** Start Information provided **

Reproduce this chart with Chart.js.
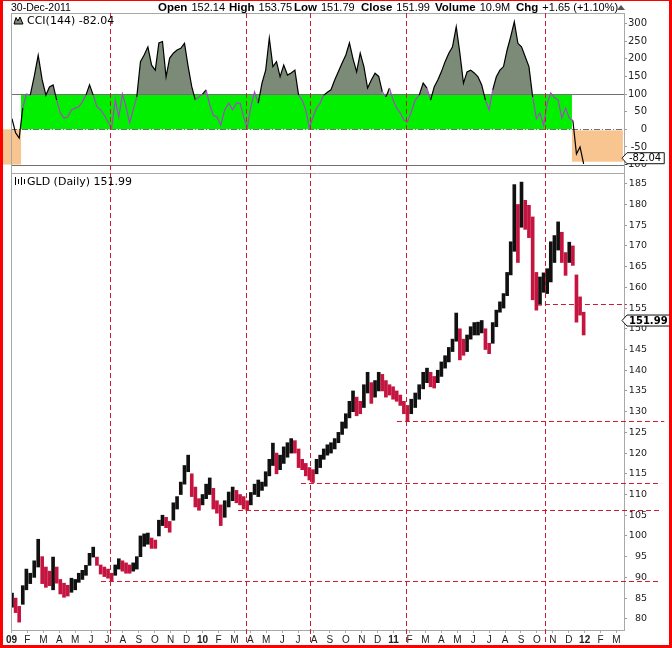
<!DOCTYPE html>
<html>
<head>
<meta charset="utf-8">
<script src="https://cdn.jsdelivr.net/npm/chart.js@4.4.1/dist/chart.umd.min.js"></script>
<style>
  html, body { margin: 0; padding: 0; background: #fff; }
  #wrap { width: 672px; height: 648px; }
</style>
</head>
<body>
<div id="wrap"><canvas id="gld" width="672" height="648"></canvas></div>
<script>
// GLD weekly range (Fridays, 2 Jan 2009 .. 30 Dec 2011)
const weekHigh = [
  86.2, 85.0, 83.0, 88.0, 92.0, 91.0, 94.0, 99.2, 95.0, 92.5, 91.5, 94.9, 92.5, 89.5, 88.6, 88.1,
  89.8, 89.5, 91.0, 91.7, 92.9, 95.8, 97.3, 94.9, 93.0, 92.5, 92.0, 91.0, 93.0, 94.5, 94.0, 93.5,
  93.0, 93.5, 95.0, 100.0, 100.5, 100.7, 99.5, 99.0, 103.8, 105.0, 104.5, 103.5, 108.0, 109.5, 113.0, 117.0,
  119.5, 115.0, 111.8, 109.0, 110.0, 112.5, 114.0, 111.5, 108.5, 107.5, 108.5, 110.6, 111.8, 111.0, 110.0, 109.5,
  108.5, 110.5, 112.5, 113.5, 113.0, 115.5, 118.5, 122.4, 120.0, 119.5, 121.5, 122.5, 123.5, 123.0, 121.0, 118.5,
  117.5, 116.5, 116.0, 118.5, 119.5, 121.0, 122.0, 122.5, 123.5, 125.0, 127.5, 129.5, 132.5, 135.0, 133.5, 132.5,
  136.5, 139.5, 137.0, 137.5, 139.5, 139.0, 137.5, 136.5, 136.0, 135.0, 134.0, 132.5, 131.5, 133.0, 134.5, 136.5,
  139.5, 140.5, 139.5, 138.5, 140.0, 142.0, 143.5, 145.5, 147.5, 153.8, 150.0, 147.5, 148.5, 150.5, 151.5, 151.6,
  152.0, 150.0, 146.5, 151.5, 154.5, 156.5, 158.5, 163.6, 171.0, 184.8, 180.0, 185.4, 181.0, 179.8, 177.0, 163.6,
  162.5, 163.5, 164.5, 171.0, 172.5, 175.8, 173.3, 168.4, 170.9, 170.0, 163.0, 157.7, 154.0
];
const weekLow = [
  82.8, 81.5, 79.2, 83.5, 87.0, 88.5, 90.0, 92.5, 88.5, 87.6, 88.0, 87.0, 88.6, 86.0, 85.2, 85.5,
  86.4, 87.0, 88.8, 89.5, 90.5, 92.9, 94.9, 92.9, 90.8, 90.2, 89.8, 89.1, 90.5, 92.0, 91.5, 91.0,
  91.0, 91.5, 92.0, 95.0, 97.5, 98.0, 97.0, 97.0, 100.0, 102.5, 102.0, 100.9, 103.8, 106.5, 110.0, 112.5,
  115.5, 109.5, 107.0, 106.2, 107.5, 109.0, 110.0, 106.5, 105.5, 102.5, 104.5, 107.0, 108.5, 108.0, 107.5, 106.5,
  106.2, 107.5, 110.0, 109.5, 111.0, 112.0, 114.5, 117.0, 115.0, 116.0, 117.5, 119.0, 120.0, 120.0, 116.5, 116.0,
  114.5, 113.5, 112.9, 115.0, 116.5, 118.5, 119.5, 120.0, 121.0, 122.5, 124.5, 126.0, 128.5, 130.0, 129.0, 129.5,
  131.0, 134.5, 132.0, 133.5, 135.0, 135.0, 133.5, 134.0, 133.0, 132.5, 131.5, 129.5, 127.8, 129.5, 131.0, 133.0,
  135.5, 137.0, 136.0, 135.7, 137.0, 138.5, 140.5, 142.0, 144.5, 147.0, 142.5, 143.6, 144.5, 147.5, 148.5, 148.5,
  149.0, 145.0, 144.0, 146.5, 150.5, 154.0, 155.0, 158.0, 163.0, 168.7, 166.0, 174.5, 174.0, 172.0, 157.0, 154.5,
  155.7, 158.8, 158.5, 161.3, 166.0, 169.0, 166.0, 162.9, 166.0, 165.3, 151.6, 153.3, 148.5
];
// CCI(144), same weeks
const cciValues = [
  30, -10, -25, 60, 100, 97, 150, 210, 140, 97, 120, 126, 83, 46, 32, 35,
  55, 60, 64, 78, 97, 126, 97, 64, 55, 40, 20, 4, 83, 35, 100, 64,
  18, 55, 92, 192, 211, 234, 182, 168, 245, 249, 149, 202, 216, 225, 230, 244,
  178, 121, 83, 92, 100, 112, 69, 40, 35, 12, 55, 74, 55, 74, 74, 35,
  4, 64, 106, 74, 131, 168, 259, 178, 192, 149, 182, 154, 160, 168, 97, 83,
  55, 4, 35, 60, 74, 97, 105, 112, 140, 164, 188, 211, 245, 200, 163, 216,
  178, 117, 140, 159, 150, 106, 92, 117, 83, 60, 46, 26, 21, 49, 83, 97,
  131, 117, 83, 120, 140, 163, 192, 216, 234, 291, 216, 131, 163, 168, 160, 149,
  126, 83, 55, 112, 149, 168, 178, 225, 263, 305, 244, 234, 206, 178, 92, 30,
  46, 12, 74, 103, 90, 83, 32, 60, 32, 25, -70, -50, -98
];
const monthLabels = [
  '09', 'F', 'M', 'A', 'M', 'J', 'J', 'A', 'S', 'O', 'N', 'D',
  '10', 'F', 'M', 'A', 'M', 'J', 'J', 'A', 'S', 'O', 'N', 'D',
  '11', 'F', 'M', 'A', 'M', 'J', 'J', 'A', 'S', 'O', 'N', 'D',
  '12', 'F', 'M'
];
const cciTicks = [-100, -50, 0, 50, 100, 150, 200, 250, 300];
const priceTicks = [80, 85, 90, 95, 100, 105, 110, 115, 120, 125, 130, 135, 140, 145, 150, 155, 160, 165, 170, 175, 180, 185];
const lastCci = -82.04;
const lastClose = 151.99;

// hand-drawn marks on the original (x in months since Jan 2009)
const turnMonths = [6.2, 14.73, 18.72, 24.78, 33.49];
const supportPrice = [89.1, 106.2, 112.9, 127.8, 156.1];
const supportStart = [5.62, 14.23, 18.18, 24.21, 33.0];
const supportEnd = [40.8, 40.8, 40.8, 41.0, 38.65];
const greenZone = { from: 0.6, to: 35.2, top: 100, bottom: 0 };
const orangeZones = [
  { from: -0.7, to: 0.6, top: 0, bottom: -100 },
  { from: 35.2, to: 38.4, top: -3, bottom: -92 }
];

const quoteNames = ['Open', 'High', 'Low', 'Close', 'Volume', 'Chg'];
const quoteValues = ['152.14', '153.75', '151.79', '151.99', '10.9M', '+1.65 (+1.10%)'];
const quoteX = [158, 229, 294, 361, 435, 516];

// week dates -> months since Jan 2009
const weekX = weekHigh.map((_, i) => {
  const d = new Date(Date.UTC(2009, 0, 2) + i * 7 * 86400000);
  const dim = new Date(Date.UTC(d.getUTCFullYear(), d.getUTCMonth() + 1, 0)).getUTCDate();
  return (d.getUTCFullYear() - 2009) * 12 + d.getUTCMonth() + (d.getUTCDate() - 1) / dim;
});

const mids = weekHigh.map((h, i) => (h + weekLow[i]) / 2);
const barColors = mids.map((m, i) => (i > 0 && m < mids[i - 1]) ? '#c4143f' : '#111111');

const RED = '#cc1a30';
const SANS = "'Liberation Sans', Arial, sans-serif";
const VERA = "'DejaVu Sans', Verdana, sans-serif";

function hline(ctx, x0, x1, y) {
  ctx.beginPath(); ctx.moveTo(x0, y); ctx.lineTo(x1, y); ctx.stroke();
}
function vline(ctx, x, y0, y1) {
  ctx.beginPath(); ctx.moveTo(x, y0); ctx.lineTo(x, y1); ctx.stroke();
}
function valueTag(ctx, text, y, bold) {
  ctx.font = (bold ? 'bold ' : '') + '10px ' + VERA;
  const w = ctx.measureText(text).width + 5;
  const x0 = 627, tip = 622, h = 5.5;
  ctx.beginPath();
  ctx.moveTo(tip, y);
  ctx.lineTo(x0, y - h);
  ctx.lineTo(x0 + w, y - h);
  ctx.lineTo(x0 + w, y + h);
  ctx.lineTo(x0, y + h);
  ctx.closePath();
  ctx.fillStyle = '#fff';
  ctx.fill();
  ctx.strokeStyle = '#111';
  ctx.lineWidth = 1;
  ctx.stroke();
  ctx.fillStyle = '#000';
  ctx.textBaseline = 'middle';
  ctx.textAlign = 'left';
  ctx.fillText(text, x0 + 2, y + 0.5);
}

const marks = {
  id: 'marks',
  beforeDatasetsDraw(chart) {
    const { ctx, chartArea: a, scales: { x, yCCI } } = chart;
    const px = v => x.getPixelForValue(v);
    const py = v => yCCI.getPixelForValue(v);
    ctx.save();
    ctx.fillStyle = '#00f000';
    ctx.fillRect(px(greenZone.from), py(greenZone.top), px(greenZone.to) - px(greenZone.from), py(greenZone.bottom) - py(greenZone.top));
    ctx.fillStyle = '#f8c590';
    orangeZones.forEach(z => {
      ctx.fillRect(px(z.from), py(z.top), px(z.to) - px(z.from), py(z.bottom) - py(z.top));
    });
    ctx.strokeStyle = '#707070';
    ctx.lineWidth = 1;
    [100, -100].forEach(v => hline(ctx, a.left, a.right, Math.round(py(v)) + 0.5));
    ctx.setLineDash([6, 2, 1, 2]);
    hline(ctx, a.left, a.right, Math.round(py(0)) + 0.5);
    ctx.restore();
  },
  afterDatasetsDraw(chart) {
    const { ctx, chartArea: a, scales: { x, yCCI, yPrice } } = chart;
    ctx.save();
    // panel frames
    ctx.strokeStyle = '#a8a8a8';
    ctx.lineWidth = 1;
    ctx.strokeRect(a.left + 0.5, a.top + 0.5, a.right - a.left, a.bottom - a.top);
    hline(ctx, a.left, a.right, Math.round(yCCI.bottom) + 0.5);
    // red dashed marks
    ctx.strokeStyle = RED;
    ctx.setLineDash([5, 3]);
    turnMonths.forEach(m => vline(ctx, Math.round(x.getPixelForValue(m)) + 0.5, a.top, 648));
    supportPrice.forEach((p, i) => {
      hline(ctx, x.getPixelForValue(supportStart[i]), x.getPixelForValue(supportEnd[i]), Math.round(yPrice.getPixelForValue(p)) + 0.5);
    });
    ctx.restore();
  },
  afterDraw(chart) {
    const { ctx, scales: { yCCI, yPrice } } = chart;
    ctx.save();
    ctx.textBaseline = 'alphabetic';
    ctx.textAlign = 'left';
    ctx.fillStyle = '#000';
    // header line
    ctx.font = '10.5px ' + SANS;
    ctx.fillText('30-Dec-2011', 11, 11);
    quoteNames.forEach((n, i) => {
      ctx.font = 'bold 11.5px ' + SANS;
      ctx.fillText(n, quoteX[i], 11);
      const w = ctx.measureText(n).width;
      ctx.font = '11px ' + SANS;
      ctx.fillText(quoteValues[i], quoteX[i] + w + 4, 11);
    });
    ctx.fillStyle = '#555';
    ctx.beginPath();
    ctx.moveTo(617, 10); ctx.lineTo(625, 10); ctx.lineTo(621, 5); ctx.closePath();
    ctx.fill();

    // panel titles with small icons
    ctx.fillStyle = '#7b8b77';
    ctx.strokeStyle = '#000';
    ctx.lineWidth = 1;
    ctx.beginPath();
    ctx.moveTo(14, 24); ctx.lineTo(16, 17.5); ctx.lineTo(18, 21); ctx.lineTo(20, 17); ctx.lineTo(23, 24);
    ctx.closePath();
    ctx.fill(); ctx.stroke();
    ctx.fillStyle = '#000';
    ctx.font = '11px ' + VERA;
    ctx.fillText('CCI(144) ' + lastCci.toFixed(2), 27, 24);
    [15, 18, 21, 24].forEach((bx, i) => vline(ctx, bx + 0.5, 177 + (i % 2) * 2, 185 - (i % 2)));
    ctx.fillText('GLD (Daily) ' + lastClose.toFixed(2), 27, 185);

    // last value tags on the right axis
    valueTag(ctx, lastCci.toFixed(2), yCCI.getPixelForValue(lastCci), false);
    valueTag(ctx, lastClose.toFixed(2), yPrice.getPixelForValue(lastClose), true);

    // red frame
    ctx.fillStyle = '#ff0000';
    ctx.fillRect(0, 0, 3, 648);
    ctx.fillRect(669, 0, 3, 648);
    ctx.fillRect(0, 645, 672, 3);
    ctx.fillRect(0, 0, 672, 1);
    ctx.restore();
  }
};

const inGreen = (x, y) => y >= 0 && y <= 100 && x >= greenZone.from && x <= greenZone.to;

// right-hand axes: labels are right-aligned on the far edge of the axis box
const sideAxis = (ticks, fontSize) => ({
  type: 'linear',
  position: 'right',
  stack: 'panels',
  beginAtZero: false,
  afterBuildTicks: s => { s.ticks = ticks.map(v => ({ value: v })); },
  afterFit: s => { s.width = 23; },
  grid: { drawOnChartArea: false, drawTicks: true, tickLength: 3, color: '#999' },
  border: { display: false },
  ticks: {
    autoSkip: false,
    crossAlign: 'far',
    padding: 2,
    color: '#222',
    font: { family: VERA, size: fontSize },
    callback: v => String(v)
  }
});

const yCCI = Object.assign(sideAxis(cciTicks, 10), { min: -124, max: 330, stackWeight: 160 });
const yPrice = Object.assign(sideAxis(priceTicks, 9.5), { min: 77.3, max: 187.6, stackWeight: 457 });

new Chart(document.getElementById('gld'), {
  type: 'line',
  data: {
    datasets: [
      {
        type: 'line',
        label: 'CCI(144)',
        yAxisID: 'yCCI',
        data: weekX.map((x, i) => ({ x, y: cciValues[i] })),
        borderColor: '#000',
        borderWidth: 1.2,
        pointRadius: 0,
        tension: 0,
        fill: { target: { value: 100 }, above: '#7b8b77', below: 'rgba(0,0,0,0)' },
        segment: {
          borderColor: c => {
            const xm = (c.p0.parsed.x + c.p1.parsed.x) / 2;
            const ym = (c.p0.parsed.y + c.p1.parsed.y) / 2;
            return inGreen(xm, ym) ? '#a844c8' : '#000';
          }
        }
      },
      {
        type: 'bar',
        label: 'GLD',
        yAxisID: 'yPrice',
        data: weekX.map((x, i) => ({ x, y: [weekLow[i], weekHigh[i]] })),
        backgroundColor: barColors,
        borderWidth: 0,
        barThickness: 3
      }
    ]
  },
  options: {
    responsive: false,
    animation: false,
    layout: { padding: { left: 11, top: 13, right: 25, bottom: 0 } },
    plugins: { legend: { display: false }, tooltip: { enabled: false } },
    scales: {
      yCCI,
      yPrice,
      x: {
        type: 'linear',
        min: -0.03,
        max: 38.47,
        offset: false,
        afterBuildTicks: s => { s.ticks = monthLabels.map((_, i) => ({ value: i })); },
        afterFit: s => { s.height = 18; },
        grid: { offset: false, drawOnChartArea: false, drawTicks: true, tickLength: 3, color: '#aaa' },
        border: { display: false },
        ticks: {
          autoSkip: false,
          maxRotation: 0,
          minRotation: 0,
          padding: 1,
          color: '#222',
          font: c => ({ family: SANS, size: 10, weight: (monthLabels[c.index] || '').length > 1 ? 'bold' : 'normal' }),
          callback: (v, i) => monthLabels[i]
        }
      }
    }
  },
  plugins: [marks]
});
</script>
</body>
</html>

** End Information provided **

Directions for this task:
All lines of the data above that include the word "with" must be shown.

Task response:
Reproduce this chart with Chart.js.
    // panel titles with small icons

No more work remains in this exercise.